▸ **Stated problem**: From the first line of the data below through the line bearing "const xTicks = [0,200,400,600];", reproduce each line exactly; do not include pictures.

▸ **Provided data**:
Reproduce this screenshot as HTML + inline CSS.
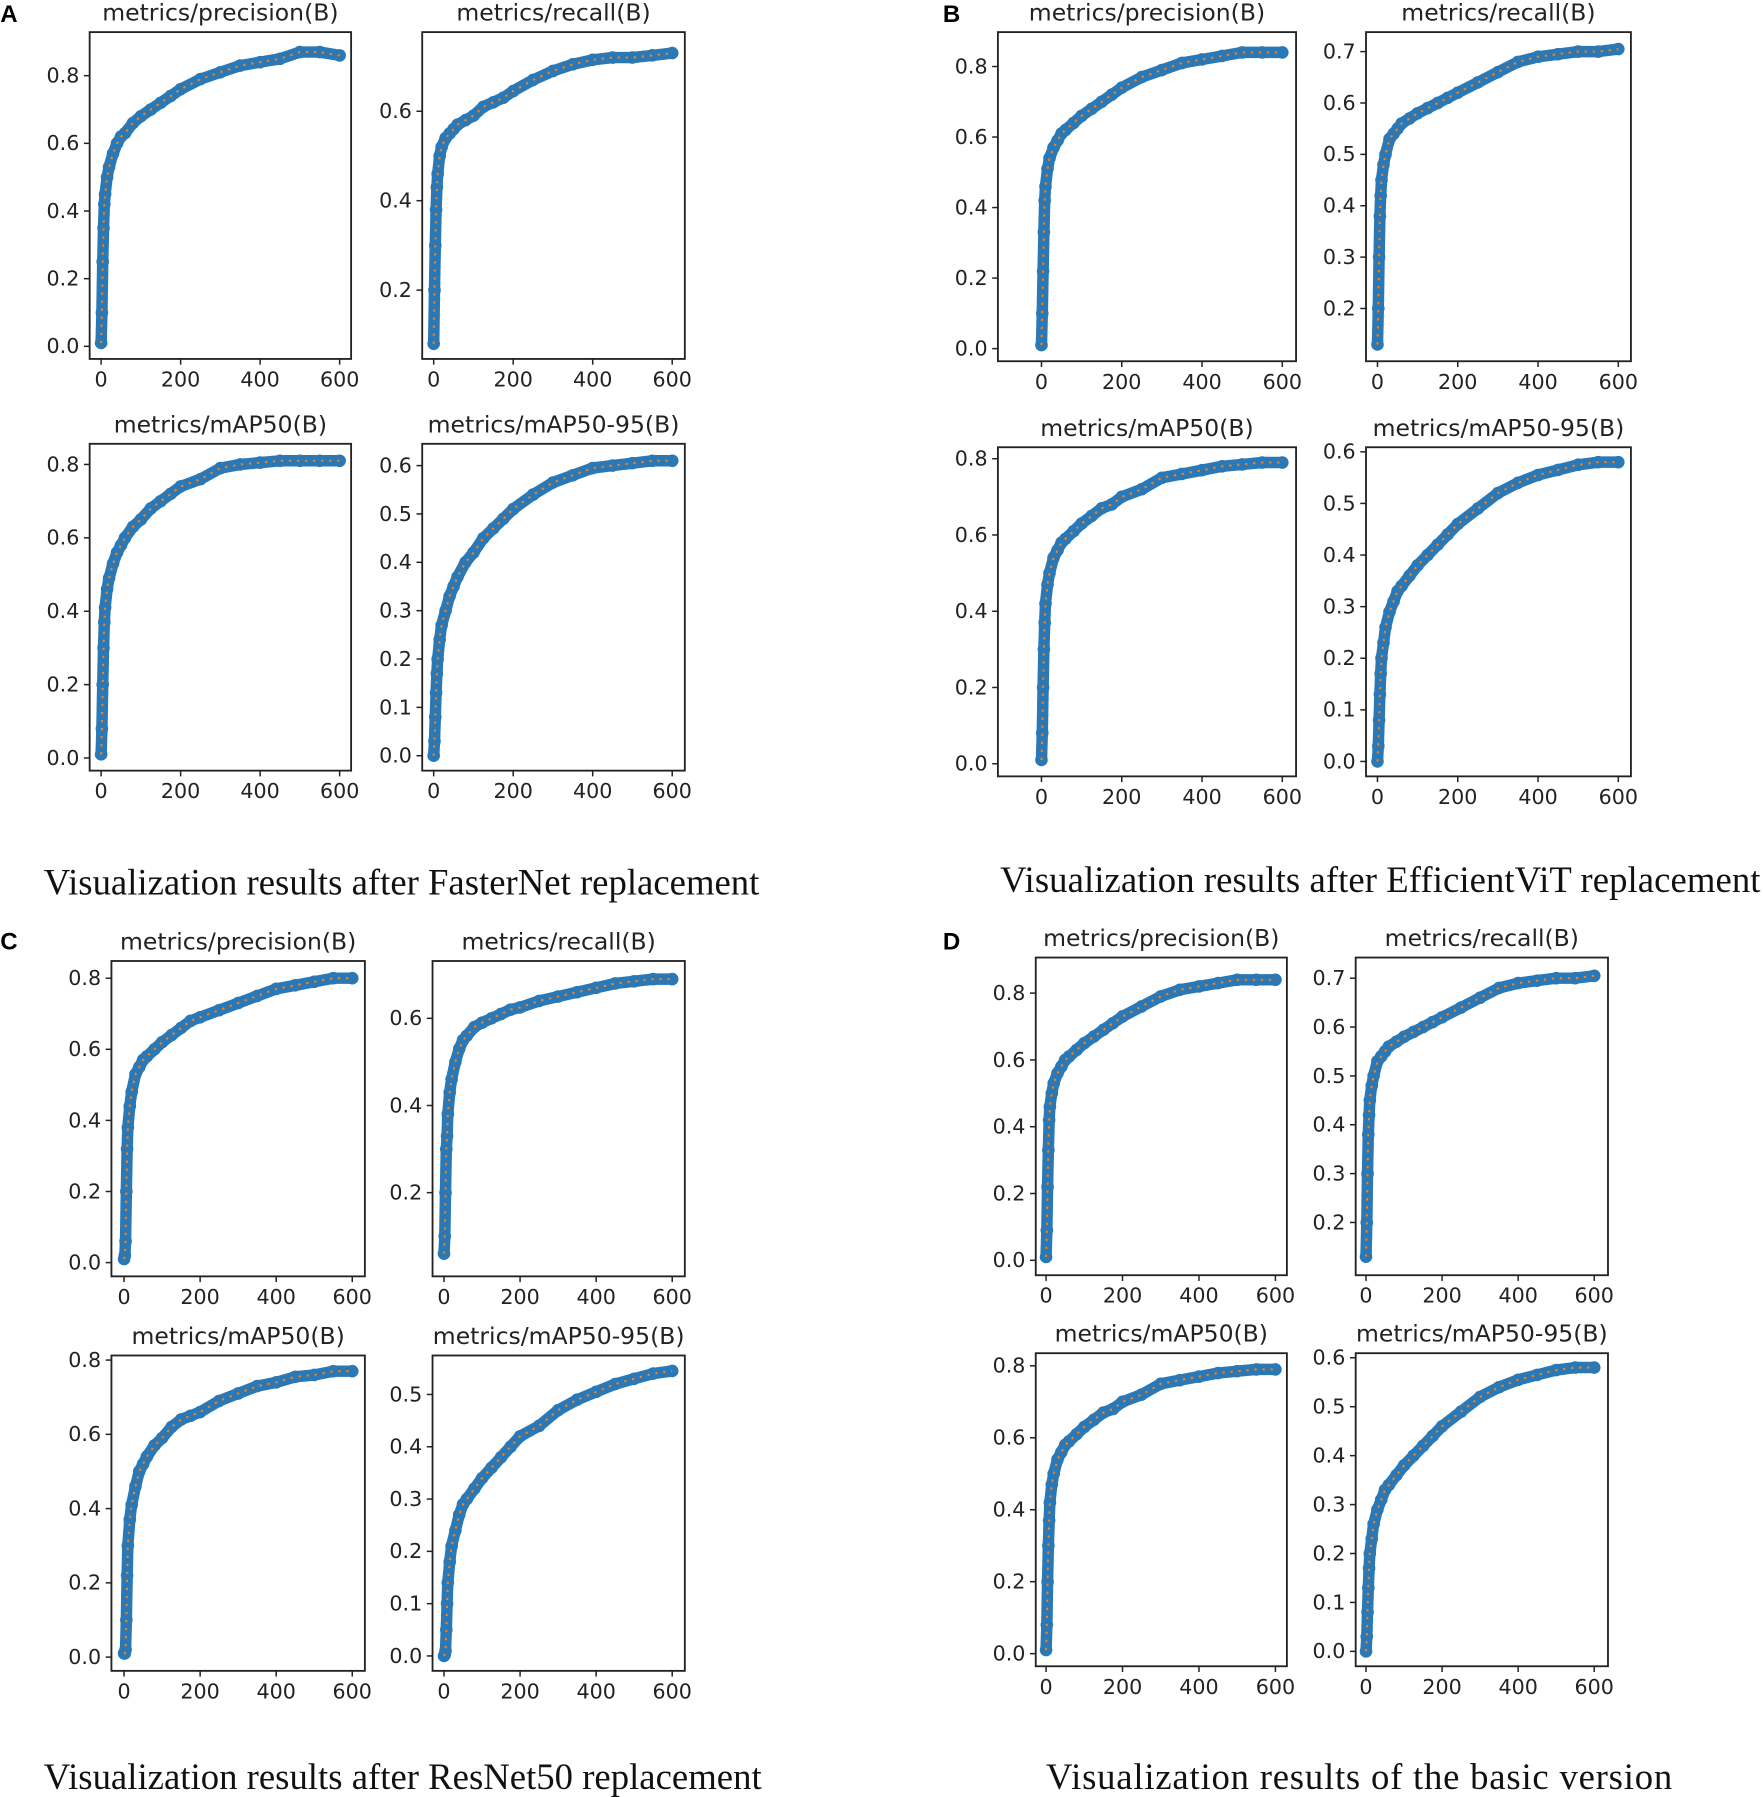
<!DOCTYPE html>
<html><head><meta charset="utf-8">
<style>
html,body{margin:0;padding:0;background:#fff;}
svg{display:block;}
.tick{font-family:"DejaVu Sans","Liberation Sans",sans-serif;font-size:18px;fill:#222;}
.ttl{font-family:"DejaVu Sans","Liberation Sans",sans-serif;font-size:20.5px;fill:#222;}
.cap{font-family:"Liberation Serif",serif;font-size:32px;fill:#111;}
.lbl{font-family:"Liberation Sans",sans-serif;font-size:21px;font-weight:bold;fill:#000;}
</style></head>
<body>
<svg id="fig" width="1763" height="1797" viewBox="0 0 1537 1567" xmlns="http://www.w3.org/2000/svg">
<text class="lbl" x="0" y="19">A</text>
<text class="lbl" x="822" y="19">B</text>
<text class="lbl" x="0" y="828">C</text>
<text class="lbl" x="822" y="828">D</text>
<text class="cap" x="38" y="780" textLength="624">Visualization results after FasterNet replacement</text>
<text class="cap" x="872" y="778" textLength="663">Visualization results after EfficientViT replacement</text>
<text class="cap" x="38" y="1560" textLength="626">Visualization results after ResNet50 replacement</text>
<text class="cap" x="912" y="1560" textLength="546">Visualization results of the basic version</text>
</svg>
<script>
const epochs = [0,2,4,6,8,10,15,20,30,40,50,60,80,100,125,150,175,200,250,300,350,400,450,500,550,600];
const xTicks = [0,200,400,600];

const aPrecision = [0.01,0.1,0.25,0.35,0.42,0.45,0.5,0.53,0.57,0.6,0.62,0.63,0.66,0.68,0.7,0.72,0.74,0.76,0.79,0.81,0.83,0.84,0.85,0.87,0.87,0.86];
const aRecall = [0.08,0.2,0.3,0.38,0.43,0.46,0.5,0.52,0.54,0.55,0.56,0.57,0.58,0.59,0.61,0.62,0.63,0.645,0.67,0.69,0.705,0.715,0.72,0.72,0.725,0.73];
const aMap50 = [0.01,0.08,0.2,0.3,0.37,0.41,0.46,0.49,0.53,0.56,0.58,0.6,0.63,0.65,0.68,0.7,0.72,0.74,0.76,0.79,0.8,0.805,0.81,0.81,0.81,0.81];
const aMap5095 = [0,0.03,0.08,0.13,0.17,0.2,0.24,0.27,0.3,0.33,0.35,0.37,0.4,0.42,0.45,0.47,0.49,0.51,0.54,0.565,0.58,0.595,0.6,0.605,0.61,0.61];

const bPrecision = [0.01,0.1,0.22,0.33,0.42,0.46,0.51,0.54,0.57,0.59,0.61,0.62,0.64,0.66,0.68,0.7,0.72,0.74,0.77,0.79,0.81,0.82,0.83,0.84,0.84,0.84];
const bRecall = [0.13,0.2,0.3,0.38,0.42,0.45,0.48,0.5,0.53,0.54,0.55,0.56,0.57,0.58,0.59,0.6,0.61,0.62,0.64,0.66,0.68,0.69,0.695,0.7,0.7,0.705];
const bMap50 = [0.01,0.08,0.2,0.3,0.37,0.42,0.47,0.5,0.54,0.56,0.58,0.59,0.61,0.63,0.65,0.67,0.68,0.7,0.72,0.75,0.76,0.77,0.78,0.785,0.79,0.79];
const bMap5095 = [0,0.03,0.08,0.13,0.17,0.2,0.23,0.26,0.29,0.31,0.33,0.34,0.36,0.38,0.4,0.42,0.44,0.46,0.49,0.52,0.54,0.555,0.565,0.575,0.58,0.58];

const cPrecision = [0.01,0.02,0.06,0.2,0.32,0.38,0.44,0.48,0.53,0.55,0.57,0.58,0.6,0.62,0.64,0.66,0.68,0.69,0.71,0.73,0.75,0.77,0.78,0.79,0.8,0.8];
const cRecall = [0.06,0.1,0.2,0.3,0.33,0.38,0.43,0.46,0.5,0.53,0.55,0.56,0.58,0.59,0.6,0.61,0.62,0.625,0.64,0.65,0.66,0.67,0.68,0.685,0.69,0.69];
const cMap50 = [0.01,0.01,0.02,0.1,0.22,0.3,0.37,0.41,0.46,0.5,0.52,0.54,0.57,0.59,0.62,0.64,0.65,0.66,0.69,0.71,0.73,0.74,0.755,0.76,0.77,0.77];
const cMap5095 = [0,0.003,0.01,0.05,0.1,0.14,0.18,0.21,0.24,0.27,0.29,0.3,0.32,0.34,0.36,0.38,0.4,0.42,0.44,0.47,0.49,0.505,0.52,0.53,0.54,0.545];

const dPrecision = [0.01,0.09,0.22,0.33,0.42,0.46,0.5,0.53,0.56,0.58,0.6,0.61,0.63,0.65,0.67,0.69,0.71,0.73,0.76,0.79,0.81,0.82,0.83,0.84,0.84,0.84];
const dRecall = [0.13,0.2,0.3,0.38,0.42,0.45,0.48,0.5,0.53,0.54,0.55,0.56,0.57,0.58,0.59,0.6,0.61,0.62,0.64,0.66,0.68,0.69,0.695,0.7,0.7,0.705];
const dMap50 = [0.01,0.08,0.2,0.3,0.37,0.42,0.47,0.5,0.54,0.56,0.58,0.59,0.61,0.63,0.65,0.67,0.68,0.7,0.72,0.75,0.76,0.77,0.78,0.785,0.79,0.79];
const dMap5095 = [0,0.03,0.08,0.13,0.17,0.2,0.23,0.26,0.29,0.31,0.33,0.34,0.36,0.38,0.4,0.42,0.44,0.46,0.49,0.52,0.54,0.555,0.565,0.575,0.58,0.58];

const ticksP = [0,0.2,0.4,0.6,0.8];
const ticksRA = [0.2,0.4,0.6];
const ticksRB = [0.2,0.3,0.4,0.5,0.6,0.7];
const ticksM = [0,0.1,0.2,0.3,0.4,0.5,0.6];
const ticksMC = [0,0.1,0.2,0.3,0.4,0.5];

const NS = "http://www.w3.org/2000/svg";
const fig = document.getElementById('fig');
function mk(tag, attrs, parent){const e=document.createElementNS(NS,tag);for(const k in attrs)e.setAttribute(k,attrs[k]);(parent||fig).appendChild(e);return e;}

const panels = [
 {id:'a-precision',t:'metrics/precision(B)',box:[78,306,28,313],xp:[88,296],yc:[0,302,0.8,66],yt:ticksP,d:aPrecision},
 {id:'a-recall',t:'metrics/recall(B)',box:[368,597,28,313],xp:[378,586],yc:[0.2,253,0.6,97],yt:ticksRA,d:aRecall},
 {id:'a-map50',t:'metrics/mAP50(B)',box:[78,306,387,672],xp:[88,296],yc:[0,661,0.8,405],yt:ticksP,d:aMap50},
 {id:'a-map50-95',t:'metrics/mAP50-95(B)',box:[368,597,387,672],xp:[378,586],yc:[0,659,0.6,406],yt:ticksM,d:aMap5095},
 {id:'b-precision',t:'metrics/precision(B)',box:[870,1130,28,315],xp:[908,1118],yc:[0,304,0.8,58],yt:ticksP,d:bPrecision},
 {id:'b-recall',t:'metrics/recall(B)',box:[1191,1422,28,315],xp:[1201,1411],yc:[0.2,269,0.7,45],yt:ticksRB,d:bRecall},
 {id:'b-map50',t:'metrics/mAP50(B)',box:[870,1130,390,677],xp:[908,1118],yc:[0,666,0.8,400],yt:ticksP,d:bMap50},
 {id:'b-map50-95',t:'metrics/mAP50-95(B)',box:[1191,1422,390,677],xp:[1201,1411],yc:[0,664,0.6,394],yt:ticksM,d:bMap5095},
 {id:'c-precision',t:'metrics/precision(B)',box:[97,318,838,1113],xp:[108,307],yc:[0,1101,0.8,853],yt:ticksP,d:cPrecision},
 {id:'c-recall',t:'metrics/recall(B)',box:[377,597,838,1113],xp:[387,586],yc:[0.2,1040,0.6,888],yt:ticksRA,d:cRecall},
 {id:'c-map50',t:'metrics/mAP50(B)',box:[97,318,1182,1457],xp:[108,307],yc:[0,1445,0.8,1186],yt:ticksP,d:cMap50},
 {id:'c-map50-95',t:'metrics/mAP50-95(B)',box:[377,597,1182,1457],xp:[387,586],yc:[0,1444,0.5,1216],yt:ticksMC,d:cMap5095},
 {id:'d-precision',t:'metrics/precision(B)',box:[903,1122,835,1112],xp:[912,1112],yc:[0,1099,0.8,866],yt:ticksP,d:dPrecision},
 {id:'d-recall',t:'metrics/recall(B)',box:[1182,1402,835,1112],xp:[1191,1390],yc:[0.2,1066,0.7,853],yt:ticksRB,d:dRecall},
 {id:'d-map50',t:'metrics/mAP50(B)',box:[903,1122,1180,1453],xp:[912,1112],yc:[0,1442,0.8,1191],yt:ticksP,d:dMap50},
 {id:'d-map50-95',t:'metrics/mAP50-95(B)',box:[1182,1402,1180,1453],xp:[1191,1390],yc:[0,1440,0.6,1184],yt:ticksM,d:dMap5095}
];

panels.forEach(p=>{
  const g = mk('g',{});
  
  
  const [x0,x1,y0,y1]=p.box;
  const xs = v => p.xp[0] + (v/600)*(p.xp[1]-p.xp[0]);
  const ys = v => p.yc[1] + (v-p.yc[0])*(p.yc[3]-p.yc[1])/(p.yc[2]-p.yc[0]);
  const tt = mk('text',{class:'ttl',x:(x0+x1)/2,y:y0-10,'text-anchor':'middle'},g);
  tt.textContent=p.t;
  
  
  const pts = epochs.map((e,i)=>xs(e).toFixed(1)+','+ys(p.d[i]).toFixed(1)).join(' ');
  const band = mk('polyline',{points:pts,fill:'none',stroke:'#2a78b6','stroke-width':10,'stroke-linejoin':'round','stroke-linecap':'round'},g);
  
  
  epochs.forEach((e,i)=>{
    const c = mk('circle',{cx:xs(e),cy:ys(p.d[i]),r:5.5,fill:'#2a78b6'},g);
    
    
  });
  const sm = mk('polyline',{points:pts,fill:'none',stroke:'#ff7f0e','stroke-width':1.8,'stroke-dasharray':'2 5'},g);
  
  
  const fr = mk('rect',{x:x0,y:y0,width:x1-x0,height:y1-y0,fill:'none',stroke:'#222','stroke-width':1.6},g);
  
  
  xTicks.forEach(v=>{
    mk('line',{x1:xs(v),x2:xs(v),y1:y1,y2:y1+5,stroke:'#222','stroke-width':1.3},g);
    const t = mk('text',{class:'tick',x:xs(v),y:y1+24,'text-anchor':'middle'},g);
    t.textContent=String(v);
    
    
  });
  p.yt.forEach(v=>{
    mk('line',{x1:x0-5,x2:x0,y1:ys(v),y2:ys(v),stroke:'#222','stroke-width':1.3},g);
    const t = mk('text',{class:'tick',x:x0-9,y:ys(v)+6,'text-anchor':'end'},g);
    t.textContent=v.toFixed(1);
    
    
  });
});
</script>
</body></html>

▸ **Complete answer**:
Reproduce this screenshot as HTML + inline CSS.
<!DOCTYPE html>
<html><head><meta charset="utf-8">
<style>
html,body{margin:0;padding:0;background:#fff;}
svg{display:block;}
.tick{font-family:"DejaVu Sans","Liberation Sans",sans-serif;font-size:18px;fill:#222;}
.ttl{font-family:"DejaVu Sans","Liberation Sans",sans-serif;font-size:20.5px;fill:#222;}
.cap{font-family:"Liberation Serif",serif;font-size:32px;fill:#111;}
.lbl{font-family:"Liberation Sans",sans-serif;font-size:21px;font-weight:bold;fill:#000;}
</style></head>
<body>
<svg id="fig" width="1763" height="1797" viewBox="0 0 1537 1567" xmlns="http://www.w3.org/2000/svg">
<text class="lbl" x="0" y="19">A</text>
<text class="lbl" x="822" y="19">B</text>
<text class="lbl" x="0" y="828">C</text>
<text class="lbl" x="822" y="828">D</text>
<text class="cap" x="38" y="780" textLength="624">Visualization results after FasterNet replacement</text>
<text class="cap" x="872" y="778" textLength="663">Visualization results after EfficientViT replacement</text>
<text class="cap" x="38" y="1560" textLength="626">Visualization results after ResNet50 replacement</text>
<text class="cap" x="912" y="1560" textLength="546">Visualization results of the basic version</text>
</svg>
<script>
const epochs = [0,2,4,6,8,10,15,20,30,40,50,60,80,100,125,150,175,200,250,300,350,400,450,500,550,600];
const xTicks = [0,200,400,600];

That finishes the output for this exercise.